# To do
Retype the whole listing verbatim and keep the pictures out of it.

# Supplied data
--- begin ---

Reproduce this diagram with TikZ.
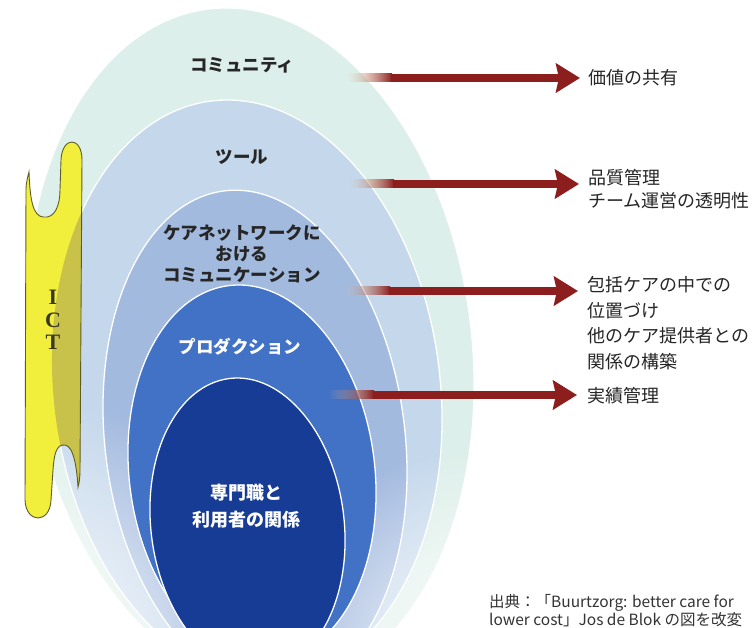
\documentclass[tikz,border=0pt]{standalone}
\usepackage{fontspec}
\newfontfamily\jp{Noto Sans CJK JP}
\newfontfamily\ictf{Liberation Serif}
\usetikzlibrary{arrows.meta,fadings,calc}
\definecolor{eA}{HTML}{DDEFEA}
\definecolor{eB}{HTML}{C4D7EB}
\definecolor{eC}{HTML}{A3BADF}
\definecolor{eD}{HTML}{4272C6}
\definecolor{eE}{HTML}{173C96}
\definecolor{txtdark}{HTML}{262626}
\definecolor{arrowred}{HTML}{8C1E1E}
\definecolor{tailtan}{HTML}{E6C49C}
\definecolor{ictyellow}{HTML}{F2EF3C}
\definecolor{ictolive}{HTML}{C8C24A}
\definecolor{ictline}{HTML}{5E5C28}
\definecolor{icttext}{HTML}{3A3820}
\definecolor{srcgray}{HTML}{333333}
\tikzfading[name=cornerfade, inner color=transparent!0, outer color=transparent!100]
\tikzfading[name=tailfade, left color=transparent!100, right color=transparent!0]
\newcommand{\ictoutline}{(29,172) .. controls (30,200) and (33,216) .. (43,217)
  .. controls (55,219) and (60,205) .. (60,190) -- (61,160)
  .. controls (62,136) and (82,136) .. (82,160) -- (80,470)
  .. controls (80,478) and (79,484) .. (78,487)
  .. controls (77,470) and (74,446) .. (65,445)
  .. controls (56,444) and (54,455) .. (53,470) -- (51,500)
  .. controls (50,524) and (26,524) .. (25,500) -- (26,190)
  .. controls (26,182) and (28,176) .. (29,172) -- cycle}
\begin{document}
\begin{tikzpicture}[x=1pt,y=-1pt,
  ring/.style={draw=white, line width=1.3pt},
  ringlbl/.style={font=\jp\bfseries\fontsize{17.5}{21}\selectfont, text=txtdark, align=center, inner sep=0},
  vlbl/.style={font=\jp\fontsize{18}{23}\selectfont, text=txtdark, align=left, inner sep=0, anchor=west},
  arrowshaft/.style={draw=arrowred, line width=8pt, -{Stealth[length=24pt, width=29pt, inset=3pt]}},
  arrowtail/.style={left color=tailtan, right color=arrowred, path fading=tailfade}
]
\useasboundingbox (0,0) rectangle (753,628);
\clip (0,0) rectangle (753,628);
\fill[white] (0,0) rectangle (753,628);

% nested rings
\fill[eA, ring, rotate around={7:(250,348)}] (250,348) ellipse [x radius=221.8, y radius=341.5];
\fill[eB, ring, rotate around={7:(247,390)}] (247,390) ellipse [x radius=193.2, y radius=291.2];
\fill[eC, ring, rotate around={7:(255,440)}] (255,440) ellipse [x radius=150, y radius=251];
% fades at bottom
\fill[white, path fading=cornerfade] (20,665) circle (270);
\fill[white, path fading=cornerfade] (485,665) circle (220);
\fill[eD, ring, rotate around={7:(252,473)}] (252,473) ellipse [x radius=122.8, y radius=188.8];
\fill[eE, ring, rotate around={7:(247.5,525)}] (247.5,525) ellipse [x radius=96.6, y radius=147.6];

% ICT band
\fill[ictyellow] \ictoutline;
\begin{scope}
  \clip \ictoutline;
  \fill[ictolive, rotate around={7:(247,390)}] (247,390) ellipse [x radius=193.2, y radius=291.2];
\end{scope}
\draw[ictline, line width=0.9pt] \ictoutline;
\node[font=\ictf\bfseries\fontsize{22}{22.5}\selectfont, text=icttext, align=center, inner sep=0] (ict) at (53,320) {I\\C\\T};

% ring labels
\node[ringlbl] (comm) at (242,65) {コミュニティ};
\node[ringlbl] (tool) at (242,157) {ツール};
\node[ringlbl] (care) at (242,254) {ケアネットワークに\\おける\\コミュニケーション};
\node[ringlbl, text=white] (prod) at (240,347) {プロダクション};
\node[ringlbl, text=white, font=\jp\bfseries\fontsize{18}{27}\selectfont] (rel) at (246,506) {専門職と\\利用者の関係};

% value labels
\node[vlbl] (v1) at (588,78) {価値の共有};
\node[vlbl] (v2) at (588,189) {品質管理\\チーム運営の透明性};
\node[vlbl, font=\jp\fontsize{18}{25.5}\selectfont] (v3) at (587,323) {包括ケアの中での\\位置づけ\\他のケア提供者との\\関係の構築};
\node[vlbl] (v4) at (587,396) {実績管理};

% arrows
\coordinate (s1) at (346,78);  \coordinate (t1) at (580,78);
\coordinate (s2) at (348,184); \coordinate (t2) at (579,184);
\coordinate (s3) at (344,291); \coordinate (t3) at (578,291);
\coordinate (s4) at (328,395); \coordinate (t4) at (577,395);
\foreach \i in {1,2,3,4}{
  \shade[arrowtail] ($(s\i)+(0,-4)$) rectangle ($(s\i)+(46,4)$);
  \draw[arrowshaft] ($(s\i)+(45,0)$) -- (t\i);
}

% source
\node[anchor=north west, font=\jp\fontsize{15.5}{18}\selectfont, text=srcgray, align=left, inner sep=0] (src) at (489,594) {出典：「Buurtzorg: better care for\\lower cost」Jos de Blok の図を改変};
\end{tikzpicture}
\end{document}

--- end ---

# Full output
Reproduce this diagram with TikZ.
\documentclass[tikz,border=0pt]{standalone}
\usepackage{fontspec}
\newfontfamily\jp{Noto Sans CJK JP}
\newfontfamily\ictf{Liberation Serif}
\usetikzlibrary{arrows.meta,fadings,calc}
\definecolor{eA}{HTML}{DDEFEA}
\definecolor{eB}{HTML}{C4D7EB}
\definecolor{eC}{HTML}{A3BADF}
\definecolor{eD}{HTML}{4272C6}
\definecolor{eE}{HTML}{173C96}
\definecolor{txtdark}{HTML}{262626}
\definecolor{arrowred}{HTML}{8C1E1E}
\definecolor{tailtan}{HTML}{E6C49C}
\definecolor{ictyellow}{HTML}{F2EF3C}
\definecolor{ictolive}{HTML}{C8C24A}
\definecolor{ictline}{HTML}{5E5C28}
\definecolor{icttext}{HTML}{3A3820}
\definecolor{srcgray}{HTML}{333333}
\tikzfading[name=cornerfade, inner color=transparent!0, outer color=transparent!100]
\tikzfading[name=tailfade, left color=transparent!100, right color=transparent!0]
\newcommand{\ictoutline}{(29,172) .. controls (30,200) and (33,216) .. (43,217)
  .. controls (55,219) and (60,205) .. (60,190) -- (61,160)
  .. controls (62,136) and (82,136) .. (82,160) -- (80,470)
  .. controls (80,478) and (79,484) .. (78,487)
  .. controls (77,470) and (74,446) .. (65,445)
  .. controls (56,444) and (54,455) .. (53,470) -- (51,500)
  .. controls (50,524) and (26,524) .. (25,500) -- (26,190)
  .. controls (26,182) and (28,176) .. (29,172) -- cycle}
\begin{document}
\begin{tikzpicture}[x=1pt,y=-1pt,
  ring/.style={draw=white, line width=1.3pt},
  ringlbl/.style={font=\jp\bfseries\fontsize{17.5}{21}\selectfont, text=txtdark, align=center, inner sep=0},
  vlbl/.style={font=\jp\fontsize{18}{23}\selectfont, text=txtdark, align=left, inner sep=0, anchor=west},
  arrowshaft/.style={draw=arrowred, line width=8pt, -{Stealth[length=24pt, width=29pt, inset=3pt]}},
  arrowtail/.style={left color=tailtan, right color=arrowred, path fading=tailfade}
]
\useasboundingbox (0,0) rectangle (753,628);
\clip (0,0) rectangle (753,628);
\fill[white] (0,0) rectangle (753,628);

% nested rings
\fill[eA, ring, rotate around={7:(250,348)}] (250,348) ellipse [x radius=221.8, y radius=341.5];
\fill[eB, ring, rotate around={7:(247,390)}] (247,390) ellipse [x radius=193.2, y radius=291.2];
\fill[eC, ring, rotate around={7:(255,440)}] (255,440) ellipse [x radius=150, y radius=251];
% fades at bottom
\fill[white, path fading=cornerfade] (20,665) circle (270);
\fill[white, path fading=cornerfade] (485,665) circle (220);
\fill[eD, ring, rotate around={7:(252,473)}] (252,473) ellipse [x radius=122.8, y radius=188.8];
\fill[eE, ring, rotate around={7:(247.5,525)}] (247.5,525) ellipse [x radius=96.6, y radius=147.6];

% ICT band
\fill[ictyellow] \ictoutline;
\begin{scope}
  \clip \ictoutline;
  \fill[ictolive, rotate around={7:(247,390)}] (247,390) ellipse [x radius=193.2, y radius=291.2];
\end{scope}
\draw[ictline, line width=0.9pt] \ictoutline;
\node[font=\ictf\bfseries\fontsize{22}{22.5}\selectfont, text=icttext, align=center, inner sep=0] (ict) at (53,320) {I\\C\\T};

% ring labels
\node[ringlbl] (comm) at (242,65) {コミュニティ};
\node[ringlbl] (tool) at (242,157) {ツール};
\node[ringlbl] (care) at (242,254) {ケアネットワークに\\おける\\コミュニケーション};
\node[ringlbl, text=white] (prod) at (240,347) {プロダクション};
\node[ringlbl, text=white, font=\jp\bfseries\fontsize{18}{27}\selectfont] (rel) at (246,506) {専門職と\\利用者の関係};

% value labels
\node[vlbl] (v1) at (588,78) {価値の共有};
\node[vlbl] (v2) at (588,189) {品質管理\\チーム運営の透明性};
\node[vlbl, font=\jp\fontsize{18}{25.5}\selectfont] (v3) at (587,323) {包括ケアの中での\\位置づけ\\他のケア提供者との\\関係の構築};
\node[vlbl] (v4) at (587,396) {実績管理};

% arrows
\coordinate (s1) at (346,78);  \coordinate (t1) at (580,78);
\coordinate (s2) at (348,184); \coordinate (t2) at (579,184);
\coordinate (s3) at (344,291); \coordinate (t3) at (578,291);
\coordinate (s4) at (328,395); \coordinate (t4) at (577,395);
\foreach \i in {1,2,3,4}{
  \shade[arrowtail] ($(s\i)+(0,-4)$) rectangle ($(s\i)+(46,4)$);
  \draw[arrowshaft] ($(s\i)+(45,0)$) -- (t\i);
}

% source
\node[anchor=north west, font=\jp\fontsize{15.5}{18}\selectfont, text=srcgray, align=left, inner sep=0] (src) at (489,594) {出典：「Buurtzorg: better care for\\lower cost」Jos de Blok の図を改変};
\end{tikzpicture}
\end{document}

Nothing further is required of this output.